### SOURCE MATERIAL

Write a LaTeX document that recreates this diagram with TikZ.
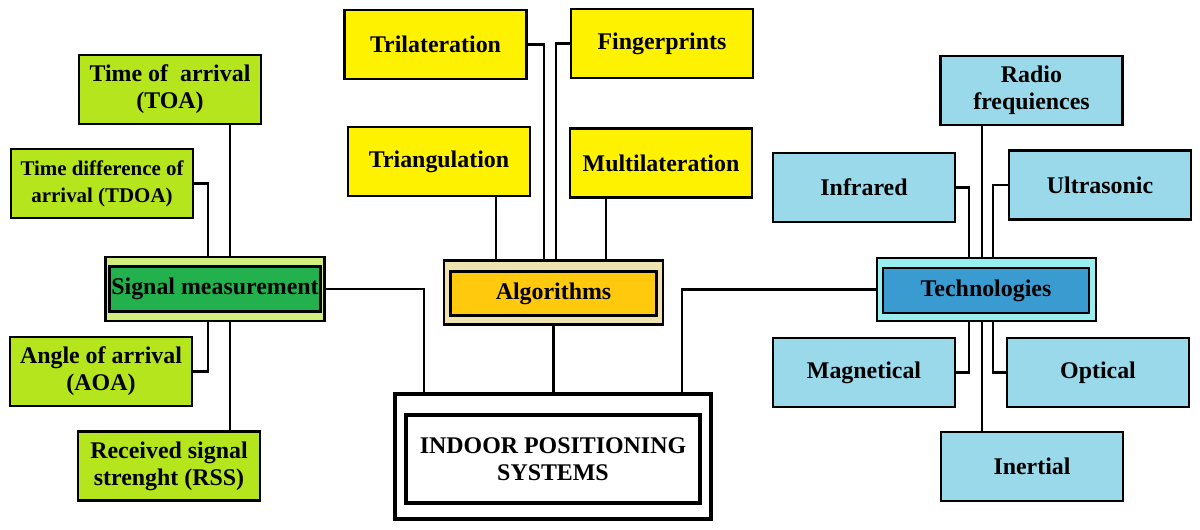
\documentclass[tikz,border=0pt]{standalone}
\usepackage{fontspec}
\setmainfont{Liberation Serif}
\definecolor{lime}{HTML}{B5E61D}
\definecolor{limepale}{HTML}{D2EE7C}
\definecolor{leafgreen}{HTML}{22B14C}
\definecolor{algyellow}{HTML}{FFF200}
\definecolor{algcream}{HTML}{EFE4B0}
\definecolor{algorange}{HTML}{FFC90E}
\definecolor{techblue}{HTML}{99D9EA}
\definecolor{techcyan}{HTML}{99EEF0}
\definecolor{techdark}{HTML}{3A9BD0}

\begin{document}
\begin{tikzpicture}[line width=1.5pt,
  box/.style={draw,line width=1.6pt,minimum width=3.64cm,minimum height=1.38cm,
    inner sep=1pt,align=center,font=\bfseries\fontsize{13.6}{15.5}\selectfont},
  hubout/.style={draw,line width=1.6pt,minimum width=4.38cm,minimum height=1.28cm,inner sep=0pt},
  hubin/.style={box,minimum width=4.12cm,minimum height=0.9cm}]
\useasboundingbox (0,0) rectangle (24,10.58);
% bus positions
\coordinate (lb1) at (4.16,0);
\coordinate (lb2) at (4.60,0);
\coordinate (cb1) at (10.88,0);
\coordinate (cb2) at (11.12,0);
\coordinate (cbl) at (9.92,0);
\coordinate (cbr) at (12.12,0);
\coordinate (rb1) at (19.38,0);
\coordinate (rb2) at (19.64,0);
\coordinate (rb3) at (19.86,0);
\coordinate (ipsl) at (8.48,0);
\coordinate (ipsr) at (13.64,0);
% ================= centre: indoor positioning systems =================
\node[draw,line width=2.8pt,minimum width=6.32cm,minimum height=2.5cm] (ips) at (11.06,1.45) {};
\node[draw,line width=2pt,minimum width=5.88cm,minimum height=1.76cm,align=center,
  font=\bfseries\fontsize{13.6}{15.5}\selectfont] (ipsin) at (11.06,1.40) {INDOOR POSITIONING\\SYSTEMS};
% ================= signal measurement =================
\node[hubout,fill=limepale] (sig) at (4.30,4.80) {};
\node[hubin,fill=leafgreen] (sigin) at (4.30,4.80) {Signal measurement};
\node[box,fill=lime] (toa) at (3.40,8.79) {Time of~ arrival\\(TOA)};
\node[box,fill=lime,font=\bfseries\fontsize{11.9}{15.5}\selectfont] (tdoa) at (2.04,6.91) {Time difference of\\arrival (TDOA)};
\node[box,fill=lime] (aoa) at (2.02,3.15) {Angle of arrival\\(AOA)};
\node[box,fill=lime] (rss) at (3.38,1.26) {Received signal\\strenght (RSS)};
\draw (toa.south -| lb2) -- (sig.north -| lb2);
\draw (tdoa.east) -| (sig.north -| lb1);
\draw (aoa.east) -| (sig.south -| lb1);
\draw (rss.north -| lb2) -- (sig.south -| lb2);
% ================= algorithms =================
\node[hubout,fill=algcream] (alg) at (11.07,4.73) {};
\node[hubin,minimum height=0.88cm,fill=algorange] (algin) at (11.07,4.71) {Algorithms};
\node[box,fill=algyellow] (tril) at (8.71,9.69) {Trilateration};
\node[box,fill=algyellow] (fing) at (13.24,9.71) {Fingerprints};
\node[box,fill=algyellow] (triang) at (8.78,7.35) {Triangulation};
\node[box,fill=algyellow] (multi) at (13.22,7.32) {Multilateration};
\draw (tril.east) -| (alg.north -| cb1);
\draw (fing.west) -| (alg.north -| cb2);
\draw (triang.south -| cbl) -- (alg.north -| cbl);
\draw (multi.south -| cbr) -- (alg.north -| cbr);
% ================= technologies =================
\node[hubout,minimum height=1.26cm,fill=techcyan] (tech) at (19.73,4.79) {};
\node[hubin,fill=techdark] (techin) at (19.72,4.77) {Technologies};
\node[box,fill=techblue] (radio) at (20.63,8.77) {Radio\\frequiences};
\node[box,fill=techblue] (infr) at (17.28,6.83) {Infrared};
\node[box,fill=techblue] (ultra) at (22.00,6.88) {Ultrasonic};
\node[box,fill=techblue] (magn) at (17.28,3.13) {Magnetical};
\node[box,fill=techblue] (opt) at (21.96,3.13) {Optical};
\node[box,fill=techblue] (inert) at (20.64,1.25) {Inertial};
\draw (radio.south -| rb2) -- (tech.north -| rb2);
\draw (infr.east) -| (tech.north -| rb1);
\draw (ultra.west) -| (tech.north -| rb3);
\draw (magn.east) -| (tech.south -| rb1);
\draw (opt.west) -| (tech.south -| rb3);
\draw (inert.north -| rb2) -- (tech.south -| rb2);
% ================= links to the centre =================
\draw (sig.east) -| (ips.north -| ipsl);
\draw (alg.south) -- (ips.north -| alg.south);
\draw (tech.west) -| (ips.north -| ipsr);
\end{tikzpicture}
\end{document}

######

Repeat the data exactly, dropping every picture it holds.

### [FULL RESPONSE]
Write a LaTeX document that recreates this diagram with TikZ.
\documentclass[tikz,border=0pt]{standalone}
\usepackage{fontspec}
\setmainfont{Liberation Serif}
\definecolor{lime}{HTML}{B5E61D}
\definecolor{limepale}{HTML}{D2EE7C}
\definecolor{leafgreen}{HTML}{22B14C}
\definecolor{algyellow}{HTML}{FFF200}
\definecolor{algcream}{HTML}{EFE4B0}
\definecolor{algorange}{HTML}{FFC90E}
\definecolor{techblue}{HTML}{99D9EA}
\definecolor{techcyan}{HTML}{99EEF0}
\definecolor{techdark}{HTML}{3A9BD0}

\begin{document}
\begin{tikzpicture}[line width=1.5pt,
  box/.style={draw,line width=1.6pt,minimum width=3.64cm,minimum height=1.38cm,
    inner sep=1pt,align=center,font=\bfseries\fontsize{13.6}{15.5}\selectfont},
  hubout/.style={draw,line width=1.6pt,minimum width=4.38cm,minimum height=1.28cm,inner sep=0pt},
  hubin/.style={box,minimum width=4.12cm,minimum height=0.9cm}]
\useasboundingbox (0,0) rectangle (24,10.58);
% bus positions
\coordinate (lb1) at (4.16,0);
\coordinate (lb2) at (4.60,0);
\coordinate (cb1) at (10.88,0);
\coordinate (cb2) at (11.12,0);
\coordinate (cbl) at (9.92,0);
\coordinate (cbr) at (12.12,0);
\coordinate (rb1) at (19.38,0);
\coordinate (rb2) at (19.64,0);
\coordinate (rb3) at (19.86,0);
\coordinate (ipsl) at (8.48,0);
\coordinate (ipsr) at (13.64,0);
% ================= centre: indoor positioning systems =================
\node[draw,line width=2.8pt,minimum width=6.32cm,minimum height=2.5cm] (ips) at (11.06,1.45) {};
\node[draw,line width=2pt,minimum width=5.88cm,minimum height=1.76cm,align=center,
  font=\bfseries\fontsize{13.6}{15.5}\selectfont] (ipsin) at (11.06,1.40) {INDOOR POSITIONING\\SYSTEMS};
% ================= signal measurement =================
\node[hubout,fill=limepale] (sig) at (4.30,4.80) {};
\node[hubin,fill=leafgreen] (sigin) at (4.30,4.80) {Signal measurement};
\node[box,fill=lime] (toa) at (3.40,8.79) {Time of~ arrival\\(TOA)};
\node[box,fill=lime,font=\bfseries\fontsize{11.9}{15.5}\selectfont] (tdoa) at (2.04,6.91) {Time difference of\\arrival (TDOA)};
\node[box,fill=lime] (aoa) at (2.02,3.15) {Angle of arrival\\(AOA)};
\node[box,fill=lime] (rss) at (3.38,1.26) {Received signal\\strenght (RSS)};
\draw (toa.south -| lb2) -- (sig.north -| lb2);
\draw (tdoa.east) -| (sig.north -| lb1);
\draw (aoa.east) -| (sig.south -| lb1);
\draw (rss.north -| lb2) -- (sig.south -| lb2);
% ================= algorithms =================
\node[hubout,fill=algcream] (alg) at (11.07,4.73) {};
\node[hubin,minimum height=0.88cm,fill=algorange] (algin) at (11.07,4.71) {Algorithms};
\node[box,fill=algyellow] (tril) at (8.71,9.69) {Trilateration};
\node[box,fill=algyellow] (fing) at (13.24,9.71) {Fingerprints};
\node[box,fill=algyellow] (triang) at (8.78,7.35) {Triangulation};
\node[box,fill=algyellow] (multi) at (13.22,7.32) {Multilateration};
\draw (tril.east) -| (alg.north -| cb1);
\draw (fing.west) -| (alg.north -| cb2);
\draw (triang.south -| cbl) -- (alg.north -| cbl);
\draw (multi.south -| cbr) -- (alg.north -| cbr);
% ================= technologies =================
\node[hubout,minimum height=1.26cm,fill=techcyan] (tech) at (19.73,4.79) {};
\node[hubin,fill=techdark] (techin) at (19.72,4.77) {Technologies};
\node[box,fill=techblue] (radio) at (20.63,8.77) {Radio\\frequiences};
\node[box,fill=techblue] (infr) at (17.28,6.83) {Infrared};
\node[box,fill=techblue] (ultra) at (22.00,6.88) {Ultrasonic};
\node[box,fill=techblue] (magn) at (17.28,3.13) {Magnetical};
\node[box,fill=techblue] (opt) at (21.96,3.13) {Optical};
\node[box,fill=techblue] (inert) at (20.64,1.25) {Inertial};
\draw (radio.south -| rb2) -- (tech.north -| rb2);
\draw (infr.east) -| (tech.north -| rb1);
\draw (ultra.west) -| (tech.north -| rb3);
\draw (magn.east) -| (tech.south -| rb1);
\draw (opt.west) -| (tech.south -| rb3);
\draw (inert.north -| rb2) -- (tech.south -| rb2);
% ================= links to the centre =================
\draw (sig.east) -| (ips.north -| ipsl);
\draw (alg.south) -- (ips.north -| alg.south);
\draw (tech.west) -| (ips.north -| ipsr);
\end{tikzpicture}
\end{document}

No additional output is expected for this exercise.